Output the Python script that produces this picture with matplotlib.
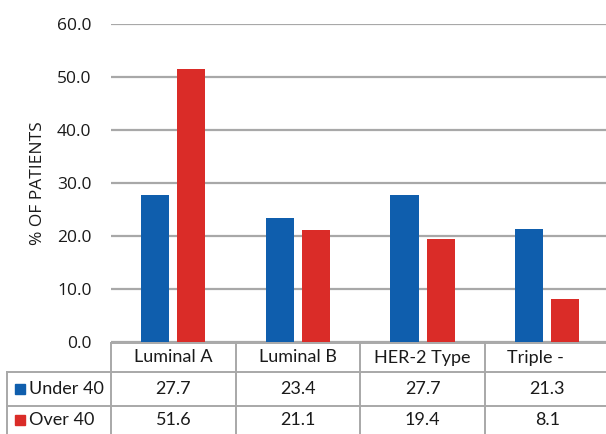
import matplotlib.pyplot as plt
import matplotlib.transforms as mtransforms
from matplotlib.lines import Line2D
from matplotlib.patches import Rectangle
import numpy as np

categories = ['Luminal A', 'Luminal B', 'HER-2 Type', 'Triple -']
under40 = [27.7, 23.4, 27.7, 21.3]
over40 = [51.6, 21.1, 19.4, 8.1]
series_names = ['Under 40', 'Over 40']
yticks = [0, 10, 20, 30, 40, 50, 60]

blue = '#0F5EAD'
red = '#DA2C28'
grid_c = '#A8A8A8'

W, H = 606, 434
fig = plt.figure(figsize=(W / 100, H / 100), dpi=100)
ax = fig.add_axes([111 / W, (H - 342) / H, (609.5 - 111) / W, 318 / H])

x = np.arange(len(categories))
bw = 0.225
ax.bar(x - 0.145, under40, bw, color=blue, zorder=3)
ax.bar(x + 0.145, over40, bw, color=red, zorder=3)

ax.set_xlim(-0.5, len(categories) - 0.5)
ax.set_ylim(0, 60)
ax.set_yticks(yticks)
ax.set_yticklabels([f'{v:.1f}' for v in yticks], fontsize=12.5, family='Open Sans', color='#1a1a1a')
ax.tick_params(axis='y', length=0, pad=14)
ax.set_xticks([])
for s in ax.spines.values():
    s.set_visible(False)
ax.yaxis.grid(True, color=grid_c, linewidth=1.6, zorder=0)
ax.set_axisbelow(True)
ax.set_ylabel('% OF PATIENTS', fontsize=12.5, family='Open Sans', color='#1a1a1a', labelpad=8)

# data table under the chart
tr = mtransforms.blended_transform_factory(ax.transData, fig.transFigure)
y_head_top = (H - 343) / H
y_row1 = (H - 372) / H
y_row2 = (H - 406) / H
y_bot = -0.01
left_lab = -0.5 - 104 / 124.5
right = len(categories) - 0.5
lw = 1.4

def hline(x0, x1, y):
    fig.add_artist(Line2D([x0, x1], [y, y], transform=tr, color=grid_c, lw=lw, clip_on=False))

def vline(xx, y0, y1):
    fig.add_artist(Line2D([xx, xx], [y0, y1], transform=tr, color=grid_c, lw=lw, clip_on=False))

hline(-0.5, right, y_head_top)
hline(left_lab, right, y_row1)
hline(left_lab, right, y_row2)
vline(left_lab, y_bot, y_row1)
for b in np.arange(len(categories) + 1) - 0.5:
    vline(b, y_bot, y_head_top)

# the last header text sits a little left of its column centre in the original
head_shift = [0, 0, 0, -0.096]
tfont = dict(family='Lato', fontsize=13, color='#1a1a1a')
for i, c in enumerate(categories):
    fig.text(i + head_shift[i], (y_head_top + y_row1) / 2, c, transform=tr, ha='center', va='center', **tfont)
    fig.text(i, (y_row1 + y_row2) / 2, f'{under40[i]:.1f}', transform=tr, ha='center', va='center', **tfont)
    fig.text(i, (y_row2 + 0) / 2, f'{over40[i]:.1f}', transform=tr, ha='center', va='center', **tfont)

for name, col, (ya, yb) in zip(series_names, [blue, red], [(y_row1, y_row2), (y_row2, 0)]):
    ym = (ya + yb) / 2
    fig.add_artist(Rectangle((15 / W, ym - 5 / H), 10 / W, 10 / H, transform=fig.transFigure,
                             color=col))
    fig.text(29 / W, ym, name, ha='left', va='center', **tfont)

fig.savefig('out.png', dpi=100)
──────────
Set the lines above down again, word for word, from the first through the one containing "import numpy as np"; pictures excluded.

Output the Python script that produces this picture with matplotlib.
import matplotlib.pyplot as plt
import matplotlib.transforms as mtransforms
from matplotlib.lines import Line2D
from matplotlib.patches import Rectangle
import numpy as np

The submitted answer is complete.